16. As políticas públicas e medidas regulatórias devem ser construídas com participação social, sem conflitos de interesse e interferência do setor privado e devem ser baseadas nos princípios e diretrizes do Guia Alimentar para a População Brasileira com vistas à promoção da alimentação adequada e saudável, baseada em alimentos in natura ou minimamente processados, livres de transgênicos e agrotóxicos.
17. É importante promover a democracia plena e assegurar a equidade em todas as esferas da sociedade, com o fortalecimento da participação social, ancorada na educação popular. Deve ser efetivado o controle social para o monitoramento e avaliação das políticas públicas, a partir dos princípios da igualdade, equidade e justiça social, em todos os espaços intersetoriais decisórios, nas três esferas de governo.
18. Se a comida de verdade é expressão dos tempos e de nossas vidas, ela precisa ser valorizada e aprendida nas escolas, nas unidades de saúde, nos locais de trabalho e nos demais espaços que convivemos. Esta é uma forma de proteger e promover hábitos saudáveis, abordando para além de seus aspectos biológicos, valorizando os diferentes patrimônios e práticas. A alimentação é uma expressão preciosa do autocuidado individual e coletivo.
19. O Sisan requer um financiamento estável e robusto, assim como uma governança intersetorial com papéis claramente definidos dos seus componentes em articulação com os demais sistemas setores e sistemas de políticas públicas, como Cultura Educação, Emprego e Renda, Sistema Único de Saúde (SUS), Sistema Único de Assistência Social (Suas) e Sistema Nacional de Meio Ambiente (Sisnama).
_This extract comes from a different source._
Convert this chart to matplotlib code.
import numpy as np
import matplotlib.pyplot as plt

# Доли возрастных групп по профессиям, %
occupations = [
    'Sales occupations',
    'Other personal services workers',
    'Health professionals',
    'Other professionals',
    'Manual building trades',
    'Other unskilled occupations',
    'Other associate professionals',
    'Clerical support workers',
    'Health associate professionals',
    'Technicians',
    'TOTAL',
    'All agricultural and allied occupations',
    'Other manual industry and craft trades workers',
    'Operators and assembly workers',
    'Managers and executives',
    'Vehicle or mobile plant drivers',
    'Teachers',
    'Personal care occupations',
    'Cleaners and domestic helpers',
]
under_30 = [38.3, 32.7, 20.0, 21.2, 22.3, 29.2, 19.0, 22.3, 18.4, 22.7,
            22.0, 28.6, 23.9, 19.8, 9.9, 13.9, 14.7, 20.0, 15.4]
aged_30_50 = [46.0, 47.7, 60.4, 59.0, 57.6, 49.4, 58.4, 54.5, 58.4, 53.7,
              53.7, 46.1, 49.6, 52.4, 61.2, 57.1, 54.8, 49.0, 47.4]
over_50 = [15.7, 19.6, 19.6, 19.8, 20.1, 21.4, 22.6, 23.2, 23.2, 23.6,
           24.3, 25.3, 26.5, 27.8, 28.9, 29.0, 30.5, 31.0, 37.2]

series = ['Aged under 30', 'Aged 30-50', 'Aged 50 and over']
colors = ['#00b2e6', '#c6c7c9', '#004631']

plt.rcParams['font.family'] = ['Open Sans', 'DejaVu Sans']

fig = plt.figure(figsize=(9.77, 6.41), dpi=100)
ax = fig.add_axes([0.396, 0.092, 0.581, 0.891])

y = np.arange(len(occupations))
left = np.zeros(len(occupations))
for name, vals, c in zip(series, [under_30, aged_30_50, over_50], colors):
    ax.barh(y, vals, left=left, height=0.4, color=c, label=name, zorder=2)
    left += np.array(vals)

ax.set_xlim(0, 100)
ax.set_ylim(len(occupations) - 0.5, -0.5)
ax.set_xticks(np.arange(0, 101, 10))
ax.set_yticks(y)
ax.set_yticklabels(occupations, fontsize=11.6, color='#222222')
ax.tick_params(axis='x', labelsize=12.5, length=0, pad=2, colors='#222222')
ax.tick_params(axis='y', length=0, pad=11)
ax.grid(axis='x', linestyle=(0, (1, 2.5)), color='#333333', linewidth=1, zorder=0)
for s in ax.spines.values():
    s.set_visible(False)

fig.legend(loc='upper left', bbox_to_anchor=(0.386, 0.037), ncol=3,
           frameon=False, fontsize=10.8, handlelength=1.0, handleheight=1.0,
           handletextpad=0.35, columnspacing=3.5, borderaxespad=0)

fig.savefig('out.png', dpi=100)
20. A comida de verdade pauta-se pela solidariedade internacional. Por essa razão, convocamos nosso governo a enfrentar a captura corporativa dos espaços de governança global, a ampliar a cooperação Sul-Sul na agenda de segurança alimentar e nutricional e a levar em consideração esta dimensão nas negociações internacionais, incluindo aquelas referentes à agenda econômica, ao comércio internacional e às mudanças climáticas. E que fortaleça o Comitê de Segurança Alimentar Mundial das Nações Unidas, como principal espaço de governança global da área, participativo e inclusivo, nessa área.
O futuro é nosso
21. O futuro que desejamos será construído a partir do compromisso radical com a democracia, com a força das organizações e dos movimentos sociais em diálogo com o governo, debatendo políticas em suas dimensões de cidadania e soberania popular.
22. Lutamos por um país democrático, justo e solidário no qual agricultoras e agricultores familiares, povos indígenas, povos e comunidades tradicionais tenham suas terras e territórios garantidos, protegidos e regularizados para uso exclusivo de seus costumes e tradições necessários ao Bem-Viver. Lutamos, ainda, para que as populações urbanas, especialmente as periféricas, tenham uma vida digna com acesso regular e permanente a alimentos adequados e saudáveis.
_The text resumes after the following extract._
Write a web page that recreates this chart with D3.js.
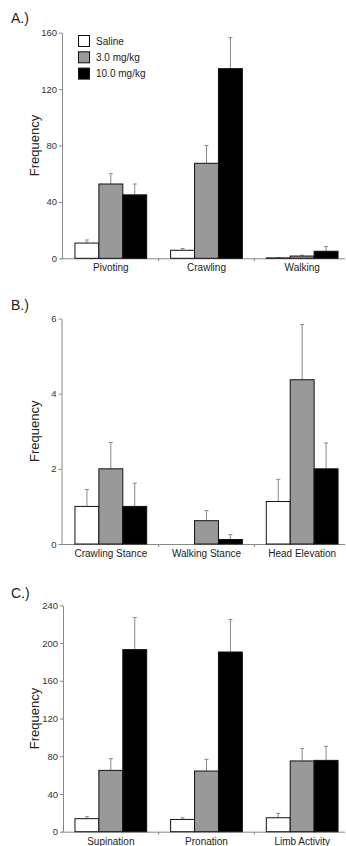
<!DOCTYPE html>
<html>
<head>
<meta charset="utf-8">
<script src="https://cdn.jsdelivr.net/npm/d3@7"></script>
<style>
  body { margin: 0; background: #fff; }
  svg { display: block; font-family: "Liberation Sans", Arial, sans-serif; }
</style>
</head>
<body>
<svg id="chart" width="346" height="846"></svg>
<script>
//----------------------------//
//            DATA            //
//----------------------------//
const groups = ["Saline", "3.0 mg/kg", "10.0 mg/kg"];
const fills = ["#fff", "#999", "#000"];

const catsA = ["Pivoting", "Crawling", "Walking"];
const salineA = [10.8, 5.7, 0.3];
const lowA = [52.7, 67.4, 1.6];
const highA = [45, 134.5, 5];
const salineErrA = [2.2, 1.3, 0.2];
const lowErrA = [7.3, 12.6, 0.6];
const highErrA = [7.7, 22, 3.3];
const ticksA = [0, 40, 80, 120, 160];

const catsB = ["Crawling Stance", "Walking Stance", "Head Elevation"];
const salineB = [1.0, 0, 1.13];
const lowB = [2.0, 0.62, 4.37];
const highB = [1.0, 0.12, 2.0];
const salineErrB = [0.45, 0, 0.59];
const lowErrB = [0.7, 0.27, 1.47];
const highErrB = [0.62, 0.13, 0.69];
const ticksB = [0, 2, 4, 6];

const catsC = ["Supination", "Pronation", "Limb Activity"];
const salineC = [13.8, 13, 14.8];
const lowC = [65, 64.3, 75];
const highC = [193, 190.5, 75.6];
const salineErrC = [2.1, 1.8, 4.6];
const lowErrC = [12.4, 12.4, 13];
const highErrC = [34, 34.3, 14.9];
const ticksC = [0, 40, 80, 120, 160, 200, 240];

const svg = d3.select("#chart");

// --- Panel drawing ---
function drawPanel(p) {
    const g = svg.append("g");

    const y = d3.scaleLinear()
        .domain([0, d3.max(p.ticks)])
        .range([p.y0, p.y1]);

    const x = d3.scaleBand()
        .domain(p.cats)
        .range([63, 350])
        .paddingInner(0.25)
        .paddingOuter(0.125);

    const xs = d3.scaleBand()
        .domain(groups)
        .range([0, x.bandwidth()]);

    // panel letter
    g.append("text")
        .attr("x", 11)
        .attr("y", p.ly)
        .attr("font-size", 14)
        .attr("fill", "#222")
        .text(p.label);

    // y axis
    const ya = g.append("g")
        .attr("transform", `translate(${p.ax},0)`)
        .call(d3.axisLeft(y).tickValues(p.ticks).tickFormat(d3.format("d"))
            .tickSize(3).tickSizeOuter(0).tickPadding(2));
    ya.select(".domain").attr("stroke", "#888");
    ya.selectAll(".tick line").attr("stroke", "#888");
    ya.selectAll(".tick text").attr("font-size", 9.5).attr("fill", "#333")
        .attr("font-family", "Liberation Sans, Arial, sans-serif");

    g.append("text")
        .attr("transform", `translate(39,${(p.y0 + p.y1) / 2}) rotate(-90)`)
        .attr("text-anchor", "middle")
        .attr("font-size", 13)
        .attr("fill", "#222")
        .text("Frequency");

    // x axis line and separators
    g.append("line")
        .attr("x1", p.ax - 1).attr("x2", 345)
        .attr("y1", p.y0 + 0.5).attr("y2", p.y0 + 0.5)
        .attr("stroke", "#888");

    const seps = p.cats.slice(1).map((c, i) => (x(p.cats[i]) + x.bandwidth() + x(c)) / 2);
    g.selectAll(".sep")
        .data(seps)
        .enter()
        .append("line")
        .attr("x1", d => d).attr("x2", d => d)
        .attr("y1", p.y0).attr("y2", p.y0 + 3)
        .attr("stroke", "#888");

    g.selectAll(".cat")
        .data(p.cats)
        .enter()
        .append("text")
        .attr("x", d => x(d) + x.bandwidth() / 2)
        .attr("y", p.y0 + 13)
        .attr("text-anchor", "middle")
        .attr("font-size", 10)
        .attr("fill", "#222")
        .text(d => d);

    // bars
    const rows = [];
    p.series.forEach((vals, si) => {
        vals.forEach((v, ci) => {
            rows.push({ cat: p.cats[ci], grp: groups[si], si, v, e: p.errors[si][ci] });
        });
    });

    // error bars (drawn under the bar outlines)
    const eb = g.selectAll(".err")
        .data(rows.filter(d => d.e > 0))
        .enter()
        .append("g");
    eb.append("line")
        .attr("x1", d => x(d.cat) + xs(d.grp) + xs.bandwidth() / 2)
        .attr("x2", d => x(d.cat) + xs(d.grp) + xs.bandwidth() / 2)
        .attr("y1", d => y(d.v))
        .attr("y2", d => y(d.v + d.e))
        .attr("stroke", "#888");
    eb.append("line")
        .attr("x1", d => x(d.cat) + xs(d.grp) + xs.bandwidth() / 2 - 2)
        .attr("x2", d => x(d.cat) + xs(d.grp) + xs.bandwidth() / 2 + 2)
        .attr("y1", d => y(d.v + d.e))
        .attr("y2", d => y(d.v + d.e))
        .attr("stroke", "#888");

    g.selectAll(".bar")
        .data(rows)
        .enter()
        .append("rect")
        .attr("x", d => x(d.cat) + xs(d.grp))
        .attr("y", d => y(d.v))
        .attr("width", xs.bandwidth())
        .attr("height", d => y(0) - y(d.v))
        .attr("fill", d => fills[d.si])
        .attr("stroke", "#111")
        .attr("stroke-width", 1);

    // legend
    if (p.legend) {
        const lg = g.selectAll(".leg")
            .data(groups)
            .enter()
            .append("g")
            .attr("transform", (d, i) => `translate(78.5,${35.5 + i * 16.3})`);
        lg.append("rect")
            .attr("width", 11).attr("height", 11)
            .attr("fill", (d, i) => fills[i])
            .attr("stroke", "#111");
        lg.append("text")
            .attr("x", 17.5).attr("y", 9)
            .attr("font-size", 10)
            .attr("fill", "#222")
            .text(d => d);
    }
}

// --- Main ---
drawPanel({
    label: "A.)", ly: 22.5, cats: catsA, ticks: ticksA, ax: 62, y0: 258.3, y1: 32.7, legend: true,
    series: [salineA, lowA, highA], errors: [salineErrA, lowErrA, highErrA]
});
drawPanel({
    label: "B.)", ly: 310, cats: catsB, ticks: ticksB, ax: 61.5, y0: 544, y1: 318.5, legend: false,
    series: [salineB, lowB, highB], errors: [salineErrB, lowErrB, highErrB]
});
drawPanel({
    label: "C.)", ly: 598, cats: catsC, ticks: ticksC, ax: 63, y0: 831.7, y1: 605.3, legend: false,
    series: [salineC, lowC, highC], errors: [salineErrC, lowErrC, highErrC]
});
</script>
</body>
</html>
23. Defendemos um Sistema Nacional de Segurança Alimentar e Nutricional (Sisan) antirracista, anti-patriarcal, anti-capacitista e anti-lgbtfóbico, que coloque as pessoas e a natureza no centro e que considere a água e o alimento como bens comuns.
24. O país, que foi erguido em terras indígenas e construído por mãos negras, precisa enfrentar o racismo estrutural. É urgente a reparação histórica, jurídica e geográfica, com a devida redistribuição de terras para as reformas agrária e urbana, a demarcação de terras indígenas e a titulação de territórios de povos e comunidades tradicionais. É também urgente considerar como bens da natureza a água, a terra, a fauna e a flora para enfrentar as mudanças climáticas e garantir a vida desta e das próximas gerações.
25. Nós, participantes da 6ª Conferência Nacional de Segurança Alimentar e Nutricional, nos comprometemos com a mobilização permanente da sociedade na defesa da
radicalização da democracia, enfrentamento à fome e à sede, para garantir o direito humano à alimentação adequada e saudável.
Vamos, juntes, “virar o mundo em festa, trabalho e pão”!